Now, if it happens -- . We're in the component business, so when you look at our business in the next quarter, realize that we don't -- we would like to sell trusses and wall panels and floor systems. We -- we're not into doing piece pull lumber. We're not into doing moulding and millwork. We're not into doing drywall. We're into components where we're very, very good and we are the low cost producer. And that's our niche. That's where we're
- CFO
And if those markets do improve, our sales guys are very aggressive. They will get the orders, and we've got a lot of underutilized capacity. We'll be able to adjust quickly.
- Analyst
Thank you.
Operator
At this time, there are no further questions in the queue.
- CEO, President, COO
All right.
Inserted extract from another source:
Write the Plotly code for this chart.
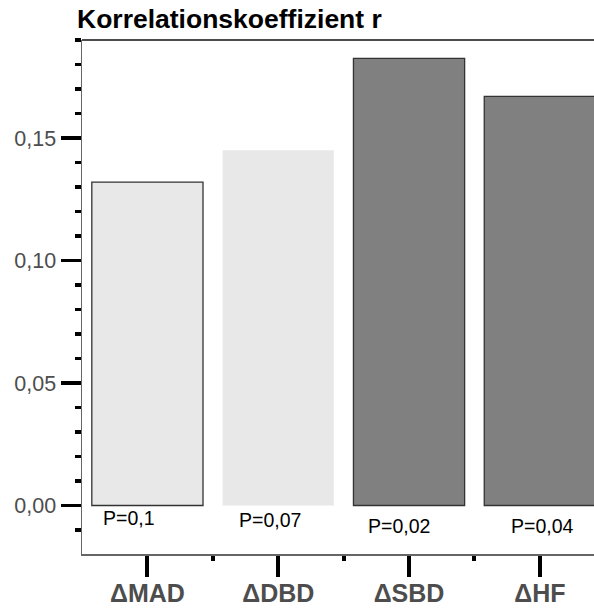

Well, thanks, everybody. We know it's late in the day. We appreciate you taking the time to listen to us, to listen to us today. I'm going to go across the street now and listen to 60 of our general managers and VPs tell us how we're going to grow sales.
But, I want to leave you with this. We do what we say we're going to do. And we will grow our sales, and we will grow our profits in 2010. And you can write it down. Thanks for your time.
Operator
Thank you for your participation in today's conference. This concludes the presentation. You may now disconnect. Have a wonderful day.